In sede penale la vicenda si concluse con la prescrizione. La Corte di Cassazione chiarì comunque che non vi erano gli elementi per emettere una sentenza di proscioglimento.
Ma da Presidente della Regione Fitto si sarebbe trovato a dover affrontare altre questioni giudiziarie legate al rapporto tra la sua persona e l’ente.
Attingendo dalla preziosa ricostruzione di Nello Trocchia del quotidiano “Domani” effettuata nel settembre scorso, nel 2006, appena chiusa la sua avventura da presidente, Fitto ha infatti affrontato un’inchiesta giudiziaria nella quale gli veniva contestato il reato di corruzione. Il suo movimento politico, La Puglia prima di tutto, aveva ricevuto 500mila euro (200 mila attraverso l’Udc) da una società della famiglia Angelucci, imprenditori della sanità privata, in cambio, secondo l’accusa, della gestione di alcune rsa. Il processo penale, nel 2017, si è concluso con la totale assoluzione sia di Fitto sia di Giampaolo Angelucci, «perché il fatto non sussiste». Tuttavia il caso è rimasto in piedi in sede civile.
Dall’inchiesta principale si erano aperti altri filoni giudiziari e da qui derivano i problemi di Fitto.
Il primo filone giudiziario riguarda proprio i 500mila euro. Fitto è stato indagato anche per finanziamento illecito, il processo si è chiuso con la prescrizione del reato, ma resta in piedi il procedimento civile.

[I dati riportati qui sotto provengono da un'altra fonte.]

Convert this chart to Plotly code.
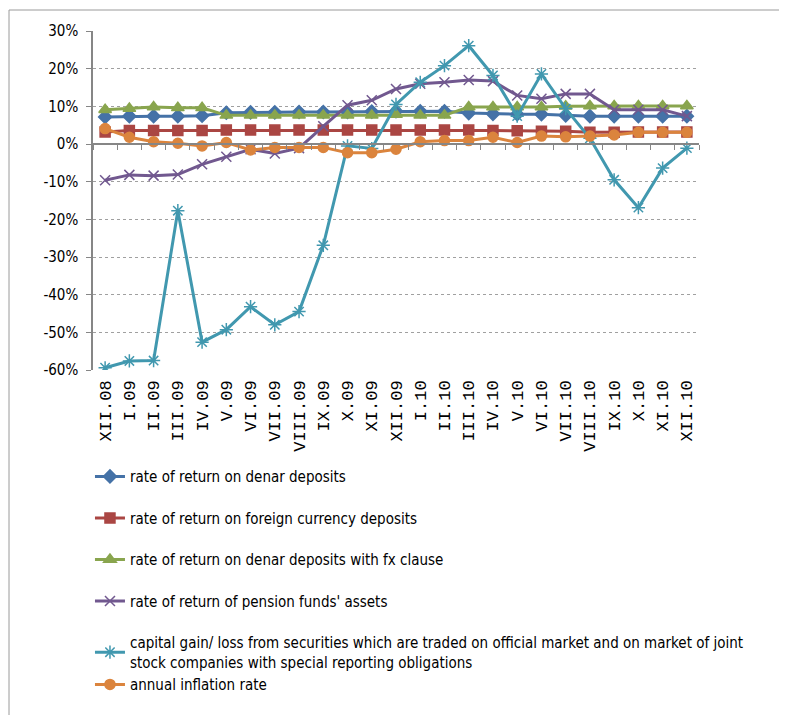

Il Tribunale di Bari, sezione civile, è stato chiamato a decidere se c’è stato danno morale ed a quantificarlo in base al pronunciamento della Cassazione che, per quanto riguarda i 200mila euro di finanziamento, ha stabilito il «diritto della Regione Puglia al risarcimento del danno» e che Fitto «era pienamente consapevole di ricevere un’erogazione per un importo pari a 200mila euro per interposta persona (tramite Udc, ndr).
In un altro filone Fitto era indagato per peculato, poi derubricato ad abuso d’ufficio, per aver utilizzato 189mila euro del fondo del presidente verso finalità non tutte, secondo le contestazioni, rispondenti alla realizzazione di interessi pubblici. Il reato si è prescritto. Anche in questa vicenda resta in piedi il contenzioso in sede civile. La Corte di Cassazione ha infatti confermato la prescrizione del reato, respinto i ricorsi di difesa e accusa, ma ha accolto quello della Regione con rinvio al giudice civile.
Complessivamente, i procedimenti civili contro Fitto sono quattro, uno dinanzi al tribunale di primo grado e tre davanti alla Corte di appello di Bari.
Ecco, se fosse divenuto Presidente della Regione si sarebbe ritrovato ad affrontare tutto ciò. Non proprio una situazione ottimale, per usare un eufemismo.